A few of the soldiers are able to walk, the colonel said, and could probably be moved to the United States within days. Another soldier wounded in the attack is expected to arrive today.
Cornum said she had seen some of the soldiers, but had not yet heard any recollections of the attack.
Villagers who saw the helicopter downing south of Fallujah, 35 miles west of Baghdad, said it was struck from behind by one or two missiles apparently fired from a date palm grove in the area, deep in the Sunni Muslim heartland that has produced the most violent opposition to the U.S. occupation of Iraq.
Hundreds of portable, shoulder-fired missiles are unaccounted for in Iraq, potential threats to a U.S. occupation army that relies heavily on the slow, low-flying CH-47 Chinook craft for troop transport. The U.S. command has offered Iraqis $500 apiece for each portable missile turned in but has refused to say how many have been surrendered.
In one search operation Monday, U.S. military police stretched out razor wire and set up checkpoints along the main artery running north from Baghdad, now dubbed "Highway 1," to look for weapons, including antiaircraft missiles.
"We have had indication that more of stuff like this (missiles) are moving out there," said Lt. Col. Dave Poirier, commander of the 720th Military Police Battalion. "People know they are taking a big chance in transporting weapons and for some of these large weapons systems, you'd have to have a truck to transport it."

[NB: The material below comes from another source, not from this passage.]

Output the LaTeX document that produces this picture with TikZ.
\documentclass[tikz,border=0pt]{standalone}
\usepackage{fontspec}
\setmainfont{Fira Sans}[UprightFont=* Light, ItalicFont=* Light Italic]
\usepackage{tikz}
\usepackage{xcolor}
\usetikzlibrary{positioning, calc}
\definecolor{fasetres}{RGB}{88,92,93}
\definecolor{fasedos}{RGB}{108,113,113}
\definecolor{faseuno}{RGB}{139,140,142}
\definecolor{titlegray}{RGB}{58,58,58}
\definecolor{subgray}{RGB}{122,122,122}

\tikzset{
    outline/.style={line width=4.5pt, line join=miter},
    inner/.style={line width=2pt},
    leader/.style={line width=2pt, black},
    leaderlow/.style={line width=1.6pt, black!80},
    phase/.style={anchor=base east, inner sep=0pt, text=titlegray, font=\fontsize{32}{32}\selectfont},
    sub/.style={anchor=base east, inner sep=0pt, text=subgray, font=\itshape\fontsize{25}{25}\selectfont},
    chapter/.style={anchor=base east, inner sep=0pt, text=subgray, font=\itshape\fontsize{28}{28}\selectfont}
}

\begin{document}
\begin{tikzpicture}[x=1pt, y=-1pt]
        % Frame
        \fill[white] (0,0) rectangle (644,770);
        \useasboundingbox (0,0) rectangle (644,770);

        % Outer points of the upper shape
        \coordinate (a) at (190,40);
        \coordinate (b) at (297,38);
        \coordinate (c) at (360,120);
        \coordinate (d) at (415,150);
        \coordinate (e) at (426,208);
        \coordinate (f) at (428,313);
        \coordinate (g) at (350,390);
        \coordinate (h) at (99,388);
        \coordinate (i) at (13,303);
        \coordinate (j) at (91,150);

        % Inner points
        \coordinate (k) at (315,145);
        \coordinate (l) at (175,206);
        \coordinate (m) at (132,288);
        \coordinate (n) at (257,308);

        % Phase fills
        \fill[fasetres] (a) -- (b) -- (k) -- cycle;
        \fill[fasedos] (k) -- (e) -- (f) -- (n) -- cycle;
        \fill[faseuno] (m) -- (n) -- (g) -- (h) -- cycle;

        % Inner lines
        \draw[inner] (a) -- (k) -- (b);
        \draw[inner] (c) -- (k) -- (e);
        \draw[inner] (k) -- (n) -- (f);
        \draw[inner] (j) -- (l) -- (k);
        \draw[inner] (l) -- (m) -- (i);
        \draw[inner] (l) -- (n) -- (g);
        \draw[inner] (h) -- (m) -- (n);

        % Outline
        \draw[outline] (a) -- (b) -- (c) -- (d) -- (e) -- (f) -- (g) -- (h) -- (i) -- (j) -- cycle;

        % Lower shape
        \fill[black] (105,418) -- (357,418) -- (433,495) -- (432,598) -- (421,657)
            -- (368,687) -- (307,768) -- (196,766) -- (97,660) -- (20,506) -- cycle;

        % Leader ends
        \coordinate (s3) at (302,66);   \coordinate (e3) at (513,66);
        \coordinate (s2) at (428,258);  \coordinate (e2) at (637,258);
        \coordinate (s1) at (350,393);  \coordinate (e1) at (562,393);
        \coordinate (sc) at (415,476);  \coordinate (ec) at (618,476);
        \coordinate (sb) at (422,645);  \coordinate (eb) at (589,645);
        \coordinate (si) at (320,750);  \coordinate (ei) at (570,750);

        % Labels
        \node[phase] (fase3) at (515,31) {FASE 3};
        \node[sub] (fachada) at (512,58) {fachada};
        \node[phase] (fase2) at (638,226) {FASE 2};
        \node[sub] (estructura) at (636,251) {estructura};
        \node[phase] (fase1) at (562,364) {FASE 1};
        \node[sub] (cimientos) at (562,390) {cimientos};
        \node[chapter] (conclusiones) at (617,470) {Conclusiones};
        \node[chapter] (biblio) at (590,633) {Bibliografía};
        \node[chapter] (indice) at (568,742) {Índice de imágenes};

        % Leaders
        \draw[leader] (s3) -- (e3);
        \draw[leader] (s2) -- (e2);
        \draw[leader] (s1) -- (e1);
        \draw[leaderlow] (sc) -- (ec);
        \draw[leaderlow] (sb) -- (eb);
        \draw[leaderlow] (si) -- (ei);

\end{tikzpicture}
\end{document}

Spc. Andrew Fifield of San Antonio, Texas, jumped on top of a truck transporting pomegranates and picked through the fruit carefully. As he dug through dried manure atop a second truck, he motioned to Iraqi policemen to join him. None did.
The explosion in Karbala, 65 miles south of Baghdad, apparently was caused by a bomb planted in a parked car on a busy street less than 100 yards from the gold-domed Imam Hussein shrine, said Mohammed Abu Jaffar al-Assadi, a Shiite cleric. Other witnesses said it might have been concealed in a bag left outside a hotel.
In addition to at least one dead, it was believed 12 people were wounded, al-Assadi said.
Karbala has been rocked by deadly clashes between supporters of rival Shiite factions.
In the capital, U.S. occupation authorities said three mortar rounds were lobbed from a firing position somewhere in southwestern Baghdad late Monday. Two landed in unspecified locations in central Baghdad, and the third struck a camp of the 2nd Armored Cavalry Regiment. No injuries were immediately reported.
As a result of Sunday's shootdown, the U.S. command may have to re-evaluate the routes and flying tactics of its transport helicopters and planes over Iraq.
The SA-7 Strela portable missiles known to have been in Iraqi hands, weapons that home in on the engine heat of an aircraft, can be fired to an altitude of 14,000 feet, easily covering the usual cruising altitude of a heavily laden Chinook.
The apparent successful use of such a weapon in Sunday's attack is a sign of the increasing sophistication of Iraq's elusive anti-U.S. resistance, whose attacks have intensified in recent weeks.
The U.S. command in Baghdad said the 82nd Airborne Division, umbrella unit for 12th Aviation Brigade operations in Iraq, was conducting the initial investigation into the downing of the brigade's Chinook.
At the site Monday, a crane lifted pieces of wreckage onto a truck, as soldiers sealed off the immediate area. Villager Jamal Abed, 22, said U.S. troops came to his house and told him that "if American forces were subjected to fire, they will open fire on every house in the area."
_ Information from the Associated Press, New York Times and Washington Post was used in this report.